Ventura clarifies positions on personal, political issues

by Erin Ghere

Gov. Jesse Ventura has been making headlines lately in all sorts of ways, from his Friday lunchtime talk radio stint to his feelings on the freedom of speech.

Hey fatty!
Ventura has angered some radio listeners by using his Friday lunchtime talk radio show, “Lunch with the Governor,” to mar his political opponents.
On Friday, Ventura called Darrell McKigney, president of the Taxpayers League of Minnesota, a “bozo … that fat load looks like Lumpy Rutherford … this guy who ain’t never run around the block before in his whole life, doesn’t have a real job.”
In response, McKigney challenged “The Body” to a debate. Even so, Ventura said he will not be inviting him to show anytime soon.
Seems as if our governor can dish it out, but can’t take it.

Underwear update
Ventura clarified something that all Minnesotans are probably sick of by now: When does the governor actually wear underwear? Or does he at all?
On Monday night on CNBC’s “Rivera Live,” the governor told Geraldo Rivera he does not wear underwear when he is wearing jeans, but does when he is wearing suits and the like.
Now we can all sleep at night.

Milk does da body good
Ventura spent Friday in Washington, D.C., and stole the show at a House dairy subcommittee meeting when he gulped down a glass of milk in support of Minnesota dairy farmers.
Farmers have been protesting a system which give farmers higher milk prices the farther they are from Eau Claire, Wis.
Ventura jokingly suggested Congress move the milk price base to Beaumont, Texas, which just happens to be 1,100 miles from St.

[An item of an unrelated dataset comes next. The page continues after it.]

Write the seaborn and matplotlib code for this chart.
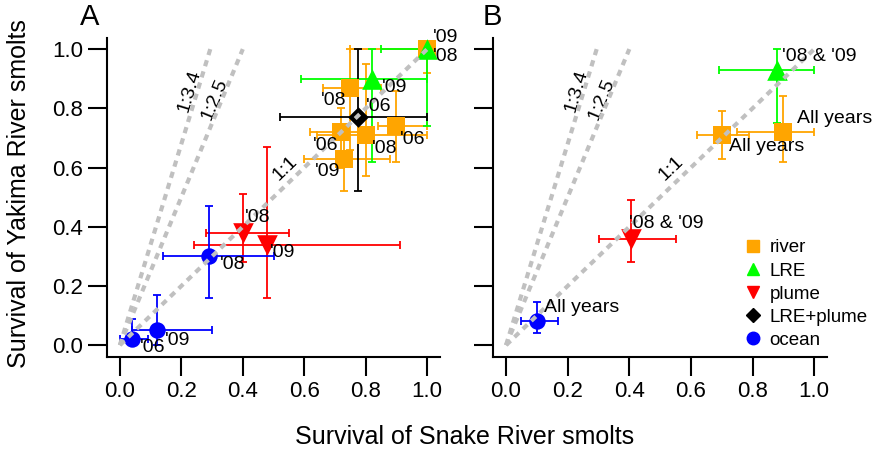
import numpy as np
import pandas as pd
import matplotlib.pyplot as plt
import seaborn as sns
from matplotlib.lines import Line2D

sns.set_style("ticks")
plt.rcParams['font.family'] = ['Liberation Sans', 'DejaVu Sans']
plt.rcParams.update({'text.color': 'black', 'axes.labelcolor': 'black',
                     'xtick.color': 'black', 'ytick.color': 'black',
                     'axes.edgecolor': 'black'})

# Panel A: by year
grp_a = ['river'] * 6 + ['LRE'] * 2 + ['plume'] * 2 + ['LRE+plume'] + ['ocean'] * 3
x_a = [0.75, 1.00, 0.72, 0.80, 0.90, 0.73, 1.00, 0.82, 0.40, 0.48, 0.775, 0.29, 0.12, 0.04]
y_a = [0.87, 1.00, 0.72, 0.71, 0.74, 0.63, 1.00, 0.90, 0.38, 0.34, 0.77, 0.30, 0.05, 0.02]
xlo_a = [0.66, 0.75, 0.62, 0.64, 0.84, 0.60, 0.85, 0.59, 0.28, 0.24, 0.52, 0.14, 0.04, 0.00]
xhi_a = [0.85, 1.00, 0.78, 1.00, 1.00, 0.88, 1.00, 1.00, 0.55, 0.91, 1.00, 0.50, 0.30, 0.09]
ylo_a = [0.66, 0.92, 0.60, 0.57, 0.62, 0.52, 0.74, 0.62, 0.28, 0.16, 0.52, 0.16, 0.00, 0.00]
yhi_a = [1.00, 1.00, 0.80, 0.95, 0.86, 0.72, 1.00, 1.00, 0.51, 0.67, 1.00, 0.47, 0.17, 0.09]
lab_a = ["'08", "'09", "'06", "'08", "'06", "'09", "'08", "'09", "'08", "'09", "'06", "'08", "'09", "'06"]
# label offsets (points)
off_a = [(-12, -9), (13, 8.5), (-11.5, -9.5), (13.5, -9.5), (11.5, -10), (-12, -9.5), (13, -5),
         (16, -6.5), (11, 11), (11, -6), (14.5, 8), (17, -6), (15, -7), (15, -6)]

# Panel B: pooled years
grp_b = ['river', 'river', 'LRE', 'plume', 'ocean']
x_b = [0.70, 0.90, 0.88, 0.405, 0.10]
y_b = [0.71, 0.72, 0.93, 0.36, 0.08]
xlo_b = [0.62, 0.75, 0.69, 0.30, 0.05]
xhi_b = [0.79, 1.00, 1.00, 0.55, 0.17]
ylo_b = [0.63, 0.62, 0.75, 0.28, 0.04]
yhi_b = [0.79, 0.84, 1.00, 0.49, 0.145]
lab_b = ["All years", "All years", "'08 & '09", "'08 & '09", "All years"]
off_b = [(5, -8), (9.5, 9.5), (3.5, 9.5), (-1.5, 11), (5, 10)]

ratios = [3.4, 2.5, 1.0]
ratio_labels = ['1:3.4', '1:2.5', '1:1']
ratio_lab_xy = [(0.228, 0.86), (0.31, 0.83), (0.537, 0.598)]

groups = ['river', 'LRE', 'plume', 'LRE+plume', 'ocean']
colors = {'river': '#FFA500', 'LRE': '#00FF00', 'plume': '#FF0000',
          'LRE+plume': '#000000', 'ocean': '#0000FF'}
markers = {'river': 's', 'LRE': '^', 'plume': 'v', 'LRE+plume': 'D', 'ocean': 'o'}
msize = {'river': 150, 'LRE': 220, 'plume': 220, 'LRE+plume': 110, 'ocean': 140}

fig = plt.figure(figsize=(8.79, 4.51), dpi=100)
axA = fig.add_axes([0.1217, 0.2084, 0.379, 0.707])
axB = fig.add_axes([0.561, 0.2084, 0.38, 0.707])


def draw_panel(ax, grp, x, y, xlo, xhi, ylo, yhi, labs, offs, ha):
    df = pd.DataFrame({'grp': grp, 'x': x, 'y': y, 'xlo': xlo, 'xhi': xhi,
                       'ylo': ylo, 'yhi': yhi, 'lab': labs})
    for g in groups:
        d = df[df.grp == g]
        if d.empty:
            continue
        ax.errorbar(d.x, d.y,
                    xerr=[d.x - d.xlo, d.xhi - d.x],
                    yerr=[d.y - d.ylo, d.yhi - d.y],
                    fmt='none', ecolor=colors[g], elinewidth=1.3,
                    capsize=3, capthick=1.3, zorder=2)
        sns.scatterplot(data=d, x='x', y='y', marker=markers[g], color=colors[g],
                        s=msize[g], linewidth=0, ax=ax, zorder=3, legend=False)
    for (xx, yy, lb), off in zip(df[['x', 'y', 'lab']].values, offs):
        ax.annotate(lb, (xx, yy), xytext=off, textcoords='offset points',
                    ha=ha, va='center', fontsize=14, zorder=5)
    # reference ratio lines
    for r, rl, (lx, ly) in zip(ratios, ratio_labels, ratio_lab_xy):
        xe = min(1.0, 1.0 / r)
        ax.plot([0, xe], [0, r * xe], color='#C0C0C0', lw=3,
                linestyle=(0, (1.5, 1.3)), zorder=4)
        p0 = ax.transData.transform((0, 0))
        p1 = ax.transData.transform((xe, r * xe))
        ang = np.degrees(np.arctan2(p1[1] - p0[1], p1[0] - p0[0]))
        ax.text(lx, ly, rl, rotation=ang, rotation_mode='anchor', ha='center',
                va='center', fontsize=14)


for ax in (axA, axB):
    ax.set_xlim(-0.042, 1.042)
    ax.set_ylim(-0.04, 1.037)
    ax.set_xticks(np.arange(0, 1.01, 0.2))
    ax.set_yticks(np.arange(0, 1.01, 0.2))
    ax.tick_params(direction='out', length=14, width=1.5, labelsize=16, pad=3)
    for s in ['left', 'bottom']:
        ax.spines[s].set_linewidth(1.5)
    sns.despine(ax=ax)

draw_panel(axA, grp_a, x_a, y_a, xlo_a, xhi_a, ylo_a, yhi_a, lab_a, off_a, 'center')
draw_panel(axB, grp_b, x_b, y_b, xlo_b, xhi_b, ylo_b, yhi_b, lab_b, off_b, 'left')

for ax in (axA, axB):
    ax.set_xlabel('')
    ax.set_ylabel('')
    ax.xaxis.set_major_formatter(plt.FormatStrFormatter('%.1f'))
    ax.yaxis.set_major_formatter(plt.FormatStrFormatter('%.1f'))
axB.set_yticklabels([])

fig.text(0.022, 0.57, 'Survival of Yakima River smolts', fontsize=18,
         rotation=90, ha='center', va='center')
fig.text(0.529, 0.03, 'Survival of Snake River smolts', fontsize=18, ha='center', va='center')
fig.text(0.102, 0.962, 'A', fontsize=21, ha='center', va='center')
fig.text(0.56, 0.962, 'B', fontsize=21, ha='center', va='center')

handles = [Line2D([], [], linestyle='none', marker=markers[g], color=colors[g],
                  markersize=9 if g != 'LRE+plume' else 7) for g in groups]
axB.legend(handles, groups, loc='lower left', bbox_to_anchor=(0.71, -0.01),
           frameon=False, fontsize=13.5, handletextpad=0.3, labelspacing=0.32,
           borderaxespad=0.2, handlelength=1.2)

fig.savefig('out.png', dpi=100)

Paul.

Oh say, can you see …
Burning the American flag is a part of the freedom of speech and expression, argued Ventura Sunday on ABC’s “This Week with Sam Donaldson and Cokie Roberts.”
Ventura argued that the great thing about our country is our freedoms, including the freedom to burn the American flag.
His comments were in response to the U.S. House of Representatives’ vote last week to amend the Constitution to allow legislation that would ban the desecration of the flag.